───── SOURCE DATA
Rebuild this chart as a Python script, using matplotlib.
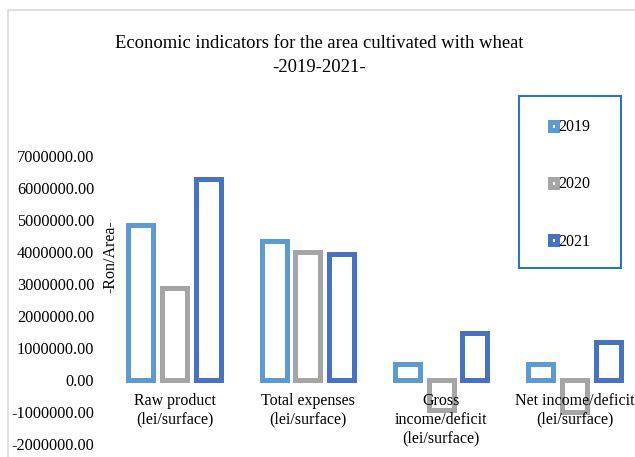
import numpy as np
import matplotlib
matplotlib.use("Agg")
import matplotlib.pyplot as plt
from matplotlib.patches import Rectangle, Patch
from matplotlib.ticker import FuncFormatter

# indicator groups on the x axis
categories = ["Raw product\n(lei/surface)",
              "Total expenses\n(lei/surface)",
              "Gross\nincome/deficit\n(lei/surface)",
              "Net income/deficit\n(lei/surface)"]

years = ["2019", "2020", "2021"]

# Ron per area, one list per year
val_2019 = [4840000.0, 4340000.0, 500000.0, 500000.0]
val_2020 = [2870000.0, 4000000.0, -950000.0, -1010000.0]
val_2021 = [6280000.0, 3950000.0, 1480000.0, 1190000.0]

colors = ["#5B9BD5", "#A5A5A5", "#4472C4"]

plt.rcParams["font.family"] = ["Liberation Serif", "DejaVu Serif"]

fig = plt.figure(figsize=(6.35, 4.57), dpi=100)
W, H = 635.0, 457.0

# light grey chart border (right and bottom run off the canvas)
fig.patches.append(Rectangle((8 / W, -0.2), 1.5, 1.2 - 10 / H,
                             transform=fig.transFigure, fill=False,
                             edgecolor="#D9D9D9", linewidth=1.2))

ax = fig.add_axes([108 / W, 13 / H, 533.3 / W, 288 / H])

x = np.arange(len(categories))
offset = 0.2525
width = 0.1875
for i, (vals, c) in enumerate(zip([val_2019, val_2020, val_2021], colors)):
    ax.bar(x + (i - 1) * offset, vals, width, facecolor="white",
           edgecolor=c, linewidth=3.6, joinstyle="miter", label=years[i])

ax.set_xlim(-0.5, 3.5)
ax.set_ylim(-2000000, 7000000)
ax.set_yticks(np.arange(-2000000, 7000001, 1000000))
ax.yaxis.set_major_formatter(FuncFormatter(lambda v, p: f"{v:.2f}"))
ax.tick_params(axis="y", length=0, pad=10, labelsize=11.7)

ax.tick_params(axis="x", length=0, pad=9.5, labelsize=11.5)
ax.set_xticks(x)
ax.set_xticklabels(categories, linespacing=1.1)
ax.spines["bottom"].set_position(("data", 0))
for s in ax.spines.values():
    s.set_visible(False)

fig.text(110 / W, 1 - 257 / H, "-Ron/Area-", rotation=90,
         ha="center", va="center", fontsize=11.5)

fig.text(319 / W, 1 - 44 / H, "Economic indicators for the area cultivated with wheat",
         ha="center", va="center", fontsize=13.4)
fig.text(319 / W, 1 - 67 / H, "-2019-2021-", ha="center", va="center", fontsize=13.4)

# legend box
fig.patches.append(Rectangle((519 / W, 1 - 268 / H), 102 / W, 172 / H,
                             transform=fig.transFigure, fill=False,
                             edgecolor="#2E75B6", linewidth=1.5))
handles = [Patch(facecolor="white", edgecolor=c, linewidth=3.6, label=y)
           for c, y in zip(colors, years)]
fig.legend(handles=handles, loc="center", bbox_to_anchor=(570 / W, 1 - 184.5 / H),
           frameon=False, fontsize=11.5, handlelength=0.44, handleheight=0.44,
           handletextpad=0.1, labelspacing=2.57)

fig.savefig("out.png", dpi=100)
──────────
Leave the pictures out and output the rest of the listing exactly.

Rebuild this chart as a Python script, using matplotlib.
import numpy as np
import matplotlib
matplotlib.use("Agg")
import matplotlib.pyplot as plt
from matplotlib.patches import Rectangle, Patch
from matplotlib.ticker import FuncFormatter

# indicator groups on the x axis
categories = ["Raw product\n(lei/surface)",
              "Total expenses\n(lei/surface)",
              "Gross\nincome/deficit\n(lei/surface)",
              "Net income/deficit\n(lei/surface)"]

years = ["2019", "2020", "2021"]

# Ron per area, one list per year
val_2019 = [4840000.0, 4340000.0, 500000.0, 500000.0]
val_2020 = [2870000.0, 4000000.0, -950000.0, -1010000.0]
val_2021 = [6280000.0, 3950000.0, 1480000.0, 1190000.0]

colors = ["#5B9BD5", "#A5A5A5", "#4472C4"]

plt.rcParams["font.family"] = ["Liberation Serif", "DejaVu Serif"]

fig = plt.figure(figsize=(6.35, 4.57), dpi=100)
W, H = 635.0, 457.0

# light grey chart border (right and bottom run off the canvas)
fig.patches.append(Rectangle((8 / W, -0.2), 1.5, 1.2 - 10 / H,
                             transform=fig.transFigure, fill=False,
                             edgecolor="#D9D9D9", linewidth=1.2))

ax = fig.add_axes([108 / W, 13 / H, 533.3 / W, 288 / H])

x = np.arange(len(categories))
offset = 0.2525
width = 0.1875
for i, (vals, c) in enumerate(zip([val_2019, val_2020, val_2021], colors)):
    ax.bar(x + (i - 1) * offset, vals, width, facecolor="white",
           edgecolor=c, linewidth=3.6, joinstyle="miter", label=years[i])

ax.set_xlim(-0.5, 3.5)
ax.set_ylim(-2000000, 7000000)
ax.set_yticks(np.arange(-2000000, 7000001, 1000000))
ax.yaxis.set_major_formatter(FuncFormatter(lambda v, p: f"{v:.2f}"))
ax.tick_params(axis="y", length=0, pad=10, labelsize=11.7)

ax.tick_params(axis="x", length=0, pad=9.5, labelsize=11.5)
ax.set_xticks(x)
ax.set_xticklabels(categories, linespacing=1.1)
ax.spines["bottom"].set_position(("data", 0))
for s in ax.spines.values():
    s.set_visible(False)

fig.text(110 / W, 1 - 257 / H, "-Ron/Area-", rotation=90,
         ha="center", va="center", fontsize=11.5)

fig.text(319 / W, 1 - 44 / H, "Economic indicators for the area cultivated with wheat",
         ha="center", va="center", fontsize=13.4)
fig.text(319 / W, 1 - 67 / H, "-2019-2021-", ha="center", va="center", fontsize=13.4)

# legend box
fig.patches.append(Rectangle((519 / W, 1 - 268 / H), 102 / W, 172 / H,
                             transform=fig.transFigure, fill=False,
                             edgecolor="#2E75B6", linewidth=1.5))
handles = [Patch(facecolor="white", edgecolor=c, linewidth=3.6, label=y)
           for c, y in zip(colors, years)]
fig.legend(handles=handles, loc="center", bbox_to_anchor=(570 / W, 1 - 184.5 / H),
           frameon=False, fontsize=11.5, handlelength=0.44, handleheight=0.44,
           handletextpad=0.1, labelspacing=2.57)

fig.savefig("out.png", dpi=100)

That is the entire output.